Friday, August 10, 2012

Israel-Egypt security cooperation at one of highest levels since peace deal, say officials on both sides - Let Hamas be upset, we don't care.

تل أبيب تهلّل للتنسيق مع القاهرة: غير مسبوق
Tel-aviv hails unreceeded security co-ordination with Egypt
It might sound strange, but the current security coordination between Israel and Egypt is perhaps at the highest level it has been since the peace agreement was forged by the two nations.


Militants Attack Checkpoint in Sinai as Egypt Army Masses Troops

Local Editor

Gunmen attacked checkpoint in Egypt's Sinai overnight, causing no casualties, as the army massed troops to quell militants.

Meanwhile, Egypt temporarily reopened its Rafah border crossing into the Gaza Strip to allow people in Egypt to return home.

The border was closed after militants ambushed troops on Sunday and killed 16.

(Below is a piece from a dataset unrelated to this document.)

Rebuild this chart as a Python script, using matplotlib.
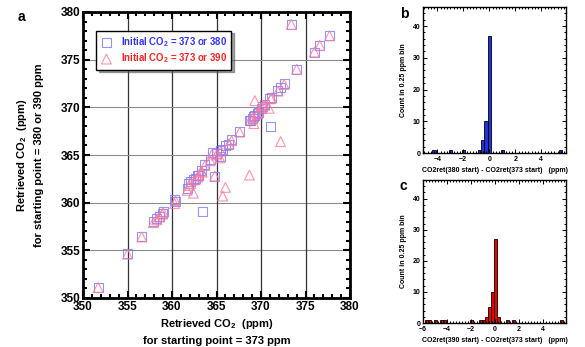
import matplotlib
matplotlib.use("Agg")
import matplotlib.pyplot as plt
from matplotlib.ticker import MultipleLocator
import numpy as np

plt.rcParams['font.family'] = ['Liberation Sans', 'DejaVu Sans']
plt.rcParams['font.weight'] = 'bold'
plt.rcParams['mathtext.default'] = 'regular'

# retrieved CO2 for 373 ppm start (x) vs. 380 / 390 ppm start
co2_373 = [351.7, 355.0, 356.6, 357.9, 358.3, 358.6, 358.9, 359.0, 360.3, 360.4,
           361.7, 361.9, 362.1, 362.4, 362.6, 362.9, 363.0, 363.4, 363.3, 363.7,
           364.3, 364.5, 364.8, 365.0, 365.4, 365.5, 365.7, 366.0, 366.4, 366.7,
           367.6, 368.7, 368.8, 369.1, 369.2, 369.3, 369.6, 369.7, 370.1, 370.2,
           370.4, 370.9, 371.1, 371.2, 371.9, 372.2, 372.6, 374.0, 376.0, 376.6,
           377.7, 373.4]
co2_380 = [351.1, 354.7, 356.4, 358.0, 358.3, 358.5, 358.9, 359.1, 360.3, 360.1,
           361.5, 362.0, 362.2, 362.4, 362.5, 362.8, 362.9, 359.1, 363.4, 364.0,
           364.5, 365.3, 362.7, 365.2, 364.8, 365.5, 365.6, 366.0, 366.1, 366.6,
           367.5, 368.6, 368.6, 368.8, 369.0, 369.1, 369.4, 369.5, 369.9, 370.1,
           370.3, 370.9, 368.0, 371.0, 371.8, 372.1, 372.5, 374.0, 375.8, 376.5,
           377.5, 378.7]
co2_390 = [351.1, 354.6, 356.4, 357.9, 358.2, 358.5, 358.8, 359.0, 359.9, 360.2,
           361.3, 361.8, 362.0, 361.0, 362.4, 362.7, 362.9, 363.2, 363.3, 363.9,
           364.4, 365.1, 362.8, 365.0, 364.7, 365.4, 360.7, 361.6, 366.2, 366.5,
           367.4, 362.9, 368.7, 368.9, 368.3, 370.7, 369.3, 369.5, 370.0, 370.2,
           370.2, 369.9, 370.9, 371.0, 371.7, 366.4, 372.4, 374.0, 375.8, 376.5,
           377.5, 378.7]

# histogram of differences, 0.25 ppm bins (bin centre, count)
diff_b = [-4.25, -3.0, -2.0, -0.75, -0.5, -0.25, 0.0, 1.0, 5.5]
count_b = [1, 1, 1, 1, 4, 10, 37, 1, 1]
diff_c = [-5.75, -5.5, -5.0, -4.5, -4.25, -2.0, -1.25, -1.0, -0.75, -0.5,
          -0.25, 0.0, 0.25, 1.0, 1.5, 5.5]
count_c = [1, 1, 1, 1, 1, 1, 1, 1, 2, 5, 10, 27, 2, 1, 1, 1]

W, H = 585, 347
fig = plt.figure(figsize=(W / 100, H / 100), dpi=100)

def box(l, t, r, b):
    return [l / W, 1 - b / H, (r - l) / W, (b - t) / H]

# ---- panel a ----
ax = fig.add_axes(box(83, 12, 350, 298))
ax.set_xlim(350, 380)
ax.set_ylim(350, 380)
for v in range(355, 380, 5):
    ax.axvline(v, color='0.2', lw=0.9, zorder=0)
    ax.axhline(v, color='0.55', lw=0.8, zorder=0)
ax.scatter(co2_373, co2_380, marker='s', s=42, facecolors='none',
           edgecolors='#7a7aff', linewidths=0.8, alpha=0.8, zorder=3,
           label='Initial CO$_2$ = 373 or 380')
ax.scatter(co2_373, co2_390, marker='^', s=50, facecolors='none',
           edgecolors='#ff7a9a', linewidths=0.8, alpha=0.8, zorder=3,
           label='Initial CO$_2$ = 373 or 390')
ax.xaxis.set_major_locator(MultipleLocator(5))
ax.yaxis.set_major_locator(MultipleLocator(5))
ax.xaxis.set_minor_locator(MultipleLocator(1))
ax.yaxis.set_minor_locator(MultipleLocator(1))
ax.tick_params(which='both', direction='in', top=True, right=True, width=1.5)
ax.tick_params(which='major', length=5, labelsize=8.5, pad=2)
ax.tick_params(which='minor', length=3)
for sp in ax.spines.values():
    sp.set_linewidth(2)
ax.set_xlabel('Retrieved CO$_2$  (ppm)\nfor starting point = 373 ppm',
              fontsize=8, fontweight='bold', linespacing=1.6, labelpad=3)
ax.set_ylabel('Retrieved CO$_2$  (ppm)\nfor starting point = 380 or 390 ppm',
              fontsize=8, fontweight='bold', linespacing=1.6, labelpad=12)
leg = ax.legend(loc='upper left', bbox_to_anchor=(0.05, 0.935), fontsize=6.9,
                frameon=True, fancybox=False, shadow=True, handletextpad=0.9,
                borderpad=0.45, labelspacing=0.3, handlelength=1.2,
                borderaxespad=0.0)
leg.get_frame().set_edgecolor('black')
leg.get_frame().set_linewidth(1.0)
for t, c in zip(leg.get_texts(), ['#3333ff', '#ff2020']):
    t.set_color(c)
    t.set_fontweight('bold')
fig.text(18 / W, 1 - 17 / H, 'a', fontsize=10, fontweight='bold', va='center')

# ---- panels b, c ----
def hist_panel(rect, centres, counts, color, xlim, xlabel, letter, ly):
    hx = fig.add_axes(rect)
    hx.bar(centres, counts, width=0.25, color=color, edgecolor='black',
           linewidth=0.6, align='center')
    hx.set_xlim(*xlim)
    hx.set_ylim(0, 46)
    hx.xaxis.set_major_locator(MultipleLocator(2))
    hx.xaxis.set_minor_locator(MultipleLocator(0.25))
    hx.yaxis.set_major_locator(MultipleLocator(10))
    hx.yaxis.set_minor_locator(MultipleLocator(2))
    hx.tick_params(which='both', direction='in', top=True, right=True,
                   width=0.7, labelsize=5, pad=2)
    hx.tick_params(which='major', length=3)
    hx.tick_params(which='minor', length=1.5)
    for sp in hx.spines.values():
        sp.set_linewidth(1)
    hx.set_xlabel(xlabel, fontsize=5, fontweight='bold', labelpad=3)
    hx.set_ylabel('Count in 0.25 ppm bin', fontsize=5, fontweight='bold',
                  labelpad=4)
    fig.text(400 / W, 1 - ly / H, letter, fontsize=10, fontweight='bold',
             va='center')
    return hx

hist_panel(box(423, 7, 566, 153), diff_b, count_b, '#2233dd', (-5.1, 5.9),
           'CO2ret(380 start) - CO2ret(373 start)   (ppm)', 'b', 14)
hist_panel(box(423, 180, 566, 323), diff_c, count_c, '#ee0000', (-6.0, 5.9),
           'CO2ret(390 start) - CO2ret(373 start)   (ppm)', 'c', 186)

fig.savefig('out.png', dpi=100)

There were no further details on the overnight attack outside the town of El Arish in a region that has been increasingly on edge since Sunday's raid.

On Thursday, trucks carrying dozens of armored personnel carriers mounted with machineguns rolled through El-Arish heading to the east, where Bedouin militants have established a presence in villages near the borders with Gaza and with the occupied territories.

The build-up came after state television reported that military helicopters and soldiers killed 20 militants on Wednesday in the first such operation in Sinai in decades, in retaliation for the raid.

The Zionist entity said on Thursday it gave Egypt the “go-ahead “to deploy helicopters in Sinai, easing the restrictions on military presence in the peninsula set by a 1979 “peace” treaty between the neighboring countries.

At a late-night meeting with Interior Minister Ahmed Gamal al-Din in El-Arish, roughly 50 kilometers west of the Gaza border, Bedouin tribal leaders demanded to see the bodies of the militants reportedly killed on Wednesday.

"We demanded that they present us the bodies, just one or two bodies, so we can be convinced," said Eid Abu Marzuka, one of the Bedouin who took part in the meeting.

Others said they doubted the report, which a military commander in Sinai had confirmed.

The tribal leaders said they had agreed to help the military and police to restore security in the lawless peninsula and close down tunnels used to smuggle contraband and weapons to the Gaza Strip.

"There was a consensus among the tribes to destroy the tunnels. Let Hamas be upset, we don't care. Egypt should deal with the Palestinians through the Rafah border crossing," said Marzuka.

"We are against smuggling, and against the siege," he added, referring to the blockade the Zionist entity imposed on the enclave since 2007.